Tra i tanti inquinamenti che ci affliggono, ce n’è uno di cui poco si parla; ma basta guardare le denunzie che arrivano in Procura per capire che è molto più frequente di quanto si pensi.

Si tratta dell’inquinamento da puzza o, per meglio dirlo con il legislatore, da “emissioni odorigene”, che fino a poco tempo fa non veniva neppure preso in considerazione dalle nostre leggi di tutela ambientale. Tanto è vero che nei casi più insopportabili si ricorreva ad un generico articolo (il 674) del codice penale che punisce come contravvenzione chiunque “provoca emissioni di gas, di vapori o di fumo, atti a molestare le persone”; e che, pur se non parla di odori, era stato ritenuto applicabile dalla Cassazione, in casi dove, ad esempio, c’è gente che deve vivere con le finestre sempre chiuse per attutire esalazioni moleste provenienti da manifatture come torrefazioni di caffè o da terreni agricoli abbondantemente ricoperti di concimi e immondi fanghi da depurazione. Per non parlare delle esalazioni da rifiuti giacenti in discariche o per strada.

Nel 2017, tuttavia, veniva finalmente inserito nel testo unico ambientale un articolo (272-bis) sulle emissioni odorigene, che, tuttavia, non dice niente di certo ma si limita a demandare alla normativa regionale o alle autorizzazioni per le emissioni la facoltà di prevedere misure per la prevenzione e la limitazione delle emissioni odorigene degli stabilimenti, riservando, nel secondo comma, allo Stato la facoltà di elaborare indirizzi e proporre integrazioni della normativa tecnica in proposito.

Aspettavamo, quindi, con ansia un intervento deciso dello Stato che finalmente, pochi giorni fa, è arrivato con un Decreto Direttoriale del Ministero dell’Ambiente, il quale indica indirizzi tecnici di riferimento principalmente alle Autorità, per l’elaborazione dei dati e dei limiti per le emissioni odorifere. Ma, sia chiaro, indica “indirizzi” e non limiti precisi e cogenti direttamente applicabili contro le emissioni odorigene. Solo se e quando verranno resi obbligatori con autorizzazioni e specifiche prescrizioni si potrà arrivare ad una sanzione penale (sempre contravvenzionale) o amministrativa.
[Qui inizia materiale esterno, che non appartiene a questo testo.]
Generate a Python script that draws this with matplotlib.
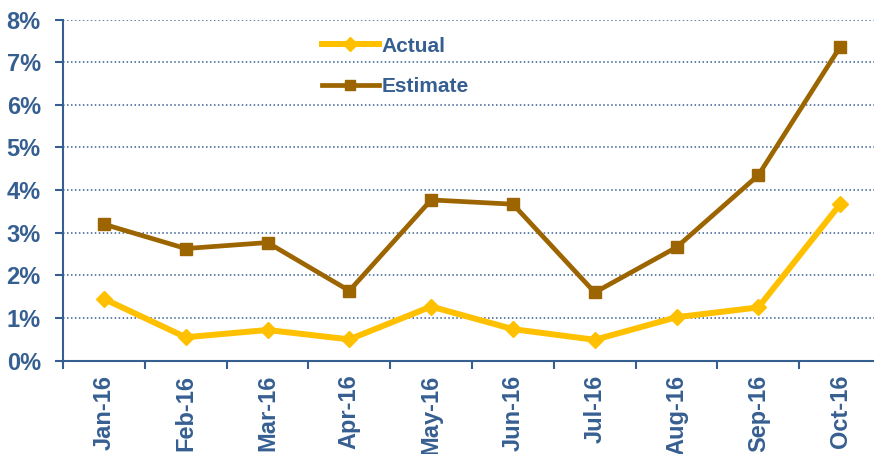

Correlativamente, anche l’ambito di applicazione è piuttosto generico in quanto si specifica che si tratta solo di un “documento tecnico” con “indirizzi” applicabili in tutti i campi in cui vi sia inquinamento da puzza. E anche l’elenco degli impianti e attività cui possono essere applicati (fra cui, ad esempio, produzione di bitumi, di concimi di piastrelle ceramiche, di materie plastiche, di scarti da macellazione, fonderie, allevamenti zootecnici, trattamento di fanghi, torrefazioni di caffè, concerie, industrie petrolifere, industrie farmaceutiche e cosmetiche, industrie alimentari e sansifici) ha solo “natura indicativa”. Così come non sono direttamente cogenti “i valori di accettabilità dell’impatto olfattivo”, che pure sono specificati in una apposita tabella.

Insomma, è tutto solo “indicativo”; come sempre, quando si tratta di tutelare l’ambiente, si fanno le cose a metà per non scontentare nessuno. Questa è la “sostenibilità” all’italiana.